(Teleborsa) - L'Argentina torna al centro della cronaca finanziaria per il crollo registrato dal peso, che ha richiamato alla mente le tragiche vicende del 2002, quando il Paese sudamericano andò in default. Un fallimento da 95 miliardi di dollari, che comportò perdite incredibili per molti risparmiatori, che avevano acquisto i famosi bond argentini, molto redditizi e largamente richiesti.
Il peso, solo ieri, ha subìto un'accelerazione al ribasso, scivolando del 15% contro il dollaro ed oltrepassando la soglia di 8 pesos per dollaro, ma il calo è stato poi ridimensionato da un intervento della banca centrale sul mercato, con l'acquisto di dollari per una cifra di circa 100 milioni. Una tendenza che è in atto da inizio anno e che ha portato la valuta argentina a svalutarsi di oltre il 18% in sole tre settimane.

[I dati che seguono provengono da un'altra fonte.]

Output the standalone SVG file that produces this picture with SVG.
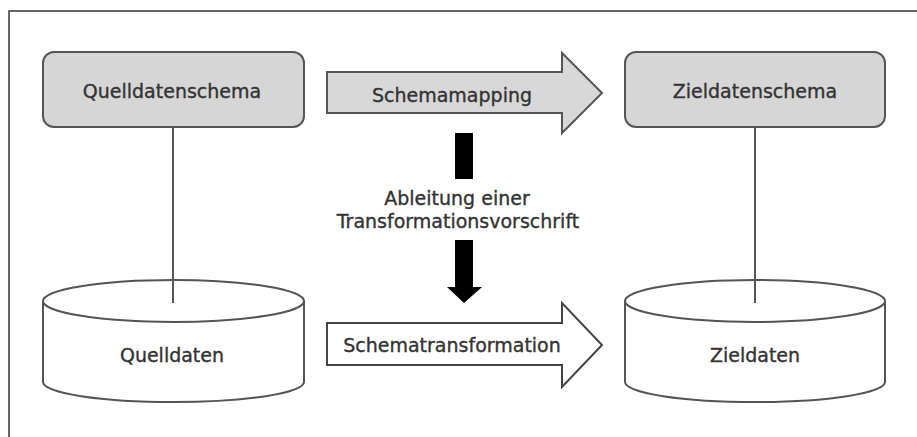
<svg xmlns="http://www.w3.org/2000/svg" width="917" height="437" viewBox="0 0 917 437">
<style>
.frame{fill:none;stroke:#333;stroke-width:1.5}
.box{fill:#d6d6d6;stroke:#555;stroke-width:2}
.cyl{fill:#fff;stroke:#555;stroke-width:2}
.line{fill:none;stroke:#555;stroke-width:2}
.arrG{fill:#d8d8d8;stroke:#555;stroke-width:2;stroke-linejoin:miter}
.arrW{fill:#fff;stroke:#444;stroke-width:2;stroke-linejoin:miter}
.blk{fill:#000}
text{font-family:"DejaVu Sans",Verdana,sans-serif;font-size:19px;fill:#333;stroke:#333;stroke-width:0.35;text-anchor:middle}
</style>
<rect width="917" height="437" fill="#fff"/>
<rect class="frame" x="9" y="11" width="920" height="440"/>
<g id="connectors">
<line class="line" x1="173" y1="127" x2="173" y2="303"/>
<line class="line" x1="755" y1="127" x2="755" y2="303"/>
</g>
<g id="quelldatenschema">
<rect class="box" x="43" y="52" width="261" height="75" rx="11"/>
<text x="172" y="98">Quelldatenschema</text>
</g>
<g id="zieldatenschema">
<rect class="box" x="625" y="52" width="260" height="75" rx="11"/>
<text x="755" y="98">Zieldatenschema</text>
</g>
<g id="schemamapping">
<path class="arrG" d="M327,72 H562 V53 L602,93 L562,133 V113 H327 Z"/>
<text x="452" y="102">Schemamapping</text>
</g>
<g id="ableitung">
<rect class="blk" x="455" y="133" width="18" height="46"/>
<text x="457" y="205">Ableitung einer</text>
<text x="458" y="228">Transformationsvorschrift</text>
<path class="blk" d="M455,240 H473 V287 H482 L464,303 L447,287 H455 Z"/>
</g>
<g id="schematransformation">
<path class="arrW" d="M327,323 H562 V303 L602,345 L562,387 V365 H327 Z"/>
<text x="452" y="352">Schematransformation</text>
</g>
<g id="quelldaten">
<path class="cyl" d="M43,301 V382 A130.5,20 0 0 0 304,382 V301"/>
<ellipse class="cyl" cx="173.5" cy="301" rx="130.5" ry="21"/>
<line class="line" x1="173" y1="280" x2="173" y2="303"/>
<text x="172" y="362">Quelldaten</text>
</g>
<g id="zieldaten">
<path class="cyl" d="M625,301 V382 A130,20 0 0 0 885,382 V301"/>
<ellipse class="cyl" cx="755" cy="301" rx="130" ry="21"/>
<line class="line" x1="755" y1="280" x2="755" y2="303"/>
<text x="755" y="362">Zieldaten</text>
</g>
</svg>
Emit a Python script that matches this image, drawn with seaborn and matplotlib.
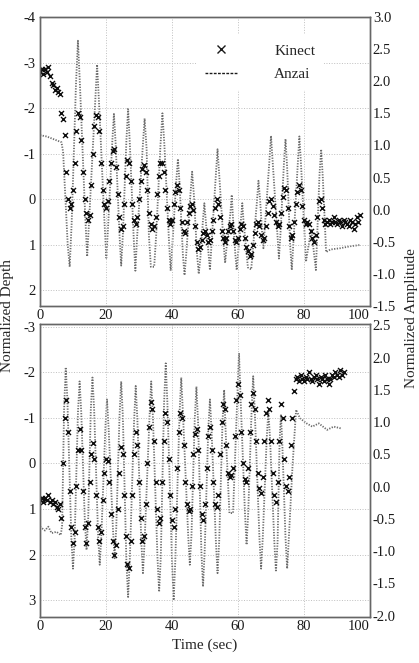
import numpy as np
import matplotlib
matplotlib.use("Agg")
import matplotlib.pyplot as plt
from matplotlib.lines import Line2D
import seaborn as sns

# ---- top panel ----
anzai_top_t = [0, 2, 4, 5.5, 6.5, 7.0,
               8.4, 9.0, 9.6, 10.9, 11.5, 12.1, 13.7, 14.3, 14.9, 16.7, 17.3, 17.9,
               19.5, 20.1, 20.6, 21.9, 22.4, 22.9, 24.1, 24.6, 25.1, 26.2, 26.7, 27.2,
               28.4, 28.9, 29.4, 31.1, 31.7, 32.3, 33.0, 33.6, 34.6, 35.2, 36.5, 37.1, 37.7,
               39.1, 39.6, 40.1, 41.3, 41.8, 42.3, 43.3, 43.8, 44.3, 45.6, 46.1, 46.6,
               47.6, 48.1, 48.6, 49.4, 49.8, 50.2, 51.1, 51.5, 51.9, 53.3, 53.8, 54.3,
               55.6, 56.1, 56.6, 57.7, 58.1, 58.5, 59.2, 59.6, 60.0, 60.9, 61.3, 61.7,
               63.0, 64.0, 65.7, 66.2, 66.7, 67.3, 67.7, 68.1, 69.5, 70.0, 70.5,
               71.9, 72.4, 72.9, 73.9, 74.4, 74.9, 75.8, 76.3, 76.8, 78.1, 78.6, 79.1,
               80.6, 82.2, 83.6, 84.7, 85.2, 85.7, 86.7, 88, 91, 94, 97]
anzai_top_v = [1.16, 1.14, 1.10, 1.07, 1.05, 0.9,
               -0.55, -0.89, -0.2, 1.95, 2.63, 1.95, -0.1, -0.73, -0.15, 1.65, 2.26, 1.65,
               -0.15, -0.75, -0.3, 1.05, 1.49, 1.05, -0.4, -0.87, -0.4, 1.1, 1.57, 1.05,
               -0.45, -0.95, -0.45, 0.95, 1.42, 0.95, -0.4, -0.89, -0.89, -0.4, 1.0, 1.5, 1.0,
               -0.5, -0.95, -0.55, 0.45, 0.79, 0.4, -0.7, -1.02, -0.7, 0.25, 0.59, 0.25,
               -0.7, -1.0, -0.75, -0.15, 0.10, -0.15, -0.7, -0.94, -0.6, 0.55, 0.94, 0.55,
               -0.5, -0.83, -0.55, -0.05, 0.23, -0.15, -0.7, -0.94, -0.7, -0.15, 0.10, -0.2,
               -0.9, -0.93, 0.1, 0.45, 0.15, -0.35, -0.60, -0.3, 0.75, 1.15, 0.75,
               -0.35, -0.76, -0.35, 0.7, 1.10, 0.65, -0.55, -0.94, -0.5, 0.7, 1.14, 0.7,
               -0.81, -0.3, -0.94, 0.55, 0.94, 0.5, -0.66, -0.62, -0.6, -0.57, -0.55]

kinect_top_t = np.arange(0, 97.5, 0.5)
kinect_top_d = [
    -2.8, -2.85, -2.75, -2.85, -2.8, -2.9, -2.7, -2.55, -2.5, -2.4,
    -2.45, -2.35, -2.3, -1.9, -1.75, -1.4, -0.6, 0.0, 0.2, 0.1,
    -0.2, -0.8, -1.5, -1.9, -1.8, -1.3, -0.6, 0.0, 0.3, 0.45,
    0.35, -0.3, -1.0, -1.6, -1.85, -1.8, -1.5, -0.8, -0.2, 0.1,
    0.2, 0.05, -0.4, -0.8, -1.05, -1.1, -0.7, -0.1, 0.4, 0.65,
    0.6, 0.1, -0.5, -0.85, -0.8, -0.4, 0.1, 0.45, 0.55, 0.4,
    0.0, -0.4, -0.65, -0.75, -0.6, -0.2, 0.3, 0.55, 0.65, 0.6,
    0.4, -0.1, -0.5, -0.8, -0.8, -0.6, -0.2, 0.2, 0.45, 0.55,
    0.45, 0.1, -0.15, -0.3, -0.2, 0.2, 0.5, 0.7, 0.75, 0.5,
    0.3, 0.15, 0.1, 0.25, 0.6, 0.95, 1.1, 1.05, 0.9, 0.75,
    0.7, 0.8, 0.95, 0.9, 0.7, 0.45, 0.2, 0.0, 0.1, 0.4,
    0.7, 0.85, 0.95, 0.85, 0.7, 0.6, 0.55, 0.7, 0.9, 0.95,
    0.85, 0.65, 0.55, 0.6, 0.85, 1.05, 1.15, 1.25, 1.2, 1.0,
    0.75, 0.55, 0.5, 0.6, 0.8, 0.9, 0.85, 0.6, 0.3, 0.05,
    0.0, 0.15, 0.35, 0.5, 0.6, 0.55, 0.3, -0.05, -0.25, -0.2,
    0.2, 0.6, 0.85, 0.8, 0.5, 0.1, -0.15, -0.3, -0.2, 0.15,
    0.45, 0.55, 0.5, 0.55, 0.7, 0.85, 0.95, 0.8, 0.4, 0.05,
    0.0, 0.2, 0.45, 0.55, 0.5, 0.45, 0.55, 0.5, 0.4, 0.5,
    0.55, 0.45, 0.5, 0.6, 0.45, 0.5, 0.55, 0.6, 0.45, 0.5,
    0.65, 0.55, 0.4, 0.5, 0.35]

# ---- bottom panel ----
anzai_bot_t = [0, 1.5, 2.5, 3.5, 5, 6.3, 6.7,
               7.3, 7.8, 8.3, 9.5, 10.0, 10.5, 11.5, 12.0, 12.5, 13.6, 14.1, 14.6,
               15.4, 15.9, 16.4, 17.6, 18.1, 18.6, 19.8, 20.3, 20.8, 22.1, 22.6, 23.1,
               24.1, 24.6, 25.1, 26.2, 26.7, 27.2, 28.5, 29.0, 29.5, 30.7, 31.2, 31.7,
               33.2, 33.7, 34.2, 35.6, 36.1, 36.6, 37.6, 38.1, 38.6, 40.0, 40.5, 41.0,
               42.3, 42.8, 43.3, 44.9, 45.4, 45.9, 46.9, 47.4, 47.9, 48.9, 49.4, 49.9,
               51.0, 51.5, 52.0, 53.3, 53.8, 54.3, 55.3, 55.8, 56.3, 57.4, 58.5,
               59.8, 60.3, 60.8, 62.1, 62.6, 63.1, 64.1, 64.6, 65.1, 66.5, 67.0, 67.5,
               68.7, 69.2, 69.7, 71.0, 71.5, 72.0, 72.6, 73.0, 73.4, 74.4, 74.9, 75.4,
               76.5, 77.6, 78.8, 80.8, 82.5, 84.5, 86, 87, 89, 91.4]
anzai_bot_v = [-0.62, -0.68, -0.62, -0.72, -0.70, -0.75, -0.6,
               1.2, 1.85, 1.35, -0.8, -1.27, -0.8, 1.15, 1.63, 1.15, -0.55, -0.98, -0.5,
               1.2, 1.69, 1.2, -0.75, -1.21, -0.75, 0.9, 1.35, 0.9, -0.65, -1.11, -0.65,
               1.1, 1.63, 1.1, -1.2, -1.71, -1.15, 1.0, 1.56, 1.05, -0.85, -1.34, -0.85,
               1.1, 1.63, 1.1, -1.1, -1.63, -1.1, 1.3, 1.91, 1.3, -1.15, -1.76, -1.15,
               1.15, 1.69, 1.15, -0.75, -1.21, -0.75, 1.05, 1.55, 1.0, -1.0, -1.55, -1.0,
               0.9, 1.35, 0.85, -0.85, -1.34, -0.85, 1.0, 1.50, 0.8, -0.41, -0.41,
               1.4, 2.07, 1.35, -0.4, -0.90, -0.4, 1.15, 1.71, 1.15, -0.8, -1.27, -0.8,
               0.75, 1.17, 0.75, -0.85, -1.32, -0.85, 0.7, 1.12, 0.7, -0.8, -1.27, -0.8,
               0.3, 1.19, 1.06, 0.98, 0.93, 0.98, 0.92, 0.88, 0.93, 0.9]

kinect_bot_t = np.arange(0, 92.5, 0.5)
kinect_bot_d = [
    0.8, 0.75, 0.85, 0.75, 0.8, 0.7, 0.85, 0.8, 0.9, 0.85,
    0.95, 1.0, 0.9, 1.2, 0.0, -1.0, -1.4, -0.7, 0.6, 1.4,
    1.75, 1.5, 0.5, -0.3, -0.75, -0.3, 0.6, 1.4, 1.75, 1.3,
    0.4, -0.2, -0.45, -0.1, 0.7, 1.4, 1.7, 1.5, 0.8, 0.2,
    -0.1, -0.05, 0.4, 1.1, 1.7, 2.0, 1.8, 1.0, 0.2, -0.35,
    -0.2, 0.7, 1.6, 2.2, 2.3, 1.7, 0.7, -0.2, -0.7, -0.4,
    0.4, 1.2, 1.7, 1.6, 0.9, 0.0, -0.8, -1.35, -1.2, -0.5,
    0.4, 1.0, 1.3, 1.2, 0.4, -0.5, -1.1, -0.9, -0.1, 0.7,
    1.25, 1.4, 1.0, 0.1, -0.7, -1.1, -1.0, -0.4, 0.4, 0.9,
    1.05, 1.0, 0.5, -0.2, -0.65, -0.75, -0.3, 0.5, 1.1, 1.25,
    0.9, 0.1, -0.6, -0.8, -0.3, 0.4, 0.9, 0.95, 0.7, -0.2,
    -0.9, -1.3, -1.2, -0.4, 0.2, 0.3, 0.25, 0.1, -0.6, -1.4,
    -1.75, -1.5, -0.7, 0.0, 0.35, 0.4, 0.1, -0.7, -1.3, -1.55,
    -1.2, -0.5, 0.2, 0.55, 0.65, 0.3, -0.5, -1.1, -1.4, -1.2,
    -0.5, 0.2, 0.7, 0.85, 0.4, -0.5, -1.3, -1.0, -0.1, 0.5,
    0.6, 0.3, -0.4, -1.0, -1.6, -1.85, -1.9, -1.8, -1.95, -1.85,
    -1.8, -1.9, -1.85, -2.0, -1.85, -1.8, -1.9, -1.95, -1.85, -1.75,
    -1.9, -1.85, -1.8, -1.95, -1.85, -1.75, -1.85, -1.95, -1.9, -2.0,
    -1.95, -1.9, -2.05, -1.95, -2.0]

x_ticks = [0, 20, 40, 60, 80, 100]

sns.set_theme(style="white")
plt.rcParams['font.family'] = ['Liberation Serif', 'DejaVu Serif']
plt.rcParams['axes.unicode_minus'] = False
fs = 10.5

fig = plt.figure(figsize=(4.19, 6.63), dpi=100)
ax_top = fig.add_axes([40 / 419, 1 - 306 / 663, 330 / 419, 289 / 663])
ax_bot = fig.add_axes([40 / 419, 1 - 617 / 663, 330 / 419, 293 / 663])


def panel(ax, at, av, kt, kd, dlim, dticks, alim, aticks):
    ax2 = ax.twinx()
    sns.lineplot(x=at, y=av, ax=ax2, color='0.42', linestyle=(0, (0.7, 0.8)), linewidth=1.3)
    sns.scatterplot(x=kt, y=kd, ax=ax, marker='x', color='0.05', s=13, linewidth=1.0)
    ax.set_zorder(ax2.get_zorder() + 1)
    ax.patch.set_visible(False)
    ax.set_xlim(0, 100)
    ax.set_ylim(*dlim)
    ax2.set_ylim(*alim)
    ax.set_xticks(x_ticks)
    ax.set_xticklabels([str(v) for v in x_ticks])
    ax.get_xticklabels()[-1].set_horizontalalignment('right')
    ax.set_yticks(dticks)
    ax.set_yticklabels([str(v) for v in dticks])
    ax2.set_yticks(aticks)
    ax2.set_yticklabels([f"{v:.1f}" for v in aticks])
    ax.grid(True, color='0.75', linestyle=':', linewidth=0.7)
    for a in (ax, ax2):
        a.tick_params(length=0, labelsize=fs, colors='0.1')
        a.set_xlabel('')
        a.set_ylabel('')
        for s in a.spines.values():
            s.set_color('0.4')
            s.set_linewidth(1.0)
    ax.tick_params(axis='y', pad=3)
    ax.tick_params(axis='x', pad=2)
    ax2.tick_params(axis='y', pad=2)
    return ax2


panel(ax_top, anzai_top_t, anzai_top_v, kinect_top_t, kinect_top_d,
      (2.35, -4), [-4, -3, -2, -1, 0, 1, 2], (-1.5, 3.0),
      [3.0, 2.5, 2.0, 1.5, 1.0, 0.5, 0.0, -0.5, -1.0, -1.5])
panel(ax_bot, anzai_bot_t, anzai_bot_v, kinect_bot_t, kinect_bot_d,
      (3.37, -3.06), [-3, -2, -1, 0, 1, 2, 3], (-2.02, 2.52),
      [2.5, 2.0, 1.5, 1.0, 0.5, 0.0, -0.5, -1.0, -1.5, -2.0])

handles = [Line2D([], [], marker='x', color='0.1', linestyle='', markersize=6, markeredgewidth=1.0),
           Line2D([], [], color='0.1', linestyle=(0, (2, 1)), linewidth=1.0)]
leg = ax_top.legend(handles, ['Kinect', 'Anzai'], loc='upper left', bbox_to_anchor=(0.45, 0.965),
                    frameon=True, fontsize=fs + 0.5, handlelength=2.1, handletextpad=2.4,
                    labelspacing=0.65, borderpad=0.6)
leg.get_frame().set_facecolor('white')
leg.get_frame().set_edgecolor('none')
leg.get_frame().set_alpha(1)

fig.text(8 / 419, 1 - 316 / 663, 'Normalized Depth', rotation=90, ha='center', va='center', fontsize=fs + 0.5)
fig.text(411 / 419, 1 - 318 / 663, 'Normalized Amplitude', rotation=90, ha='center', va='center', fontsize=fs + 0.5)
fig.text(205 / 419, 1 - 645 / 663, 'Time (sec)', ha='center', va='center', fontsize=fs + 0.5)

fig.savefig('out.png', dpi=100)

La caduta del peso risponde alla decisione del governo di Buenos Aires di allentare le restrizioni sugli acquisti di valuta estera, poste dalla Presidentessa Christina Kirchner, che ancora
nel maggio scorso affermava di non voler svalutare la valuta locale per non erodere le riserve valutarie del Paese. Una decisione che è conseguita al rimpasto del governo, motivato dall'impossibilità di frenare un'inflazione galoppante (oggi al 25%).
La brusca frenata del peso, comunque, non è isolata e non è legata a fattori esclusivamente interni, ma si inserisce nell'ambito di un trend che sta caratterizzando le valute di molti altri Paesi emergenti, come la Turchia, il Sudafrica, il Brasile, la Russia, l'India e la Cina. Un movimento che risponde a logiche ben precise e che ha a che vedere con il "tapering", il ritiro degli stimoli monetari della Federal Reserve. L'austerity americana ha infatti prodotto un apprezzamento del biglietto verde, causando la caduta delle valute più fragili ed esposte alla volatilità dei mercati.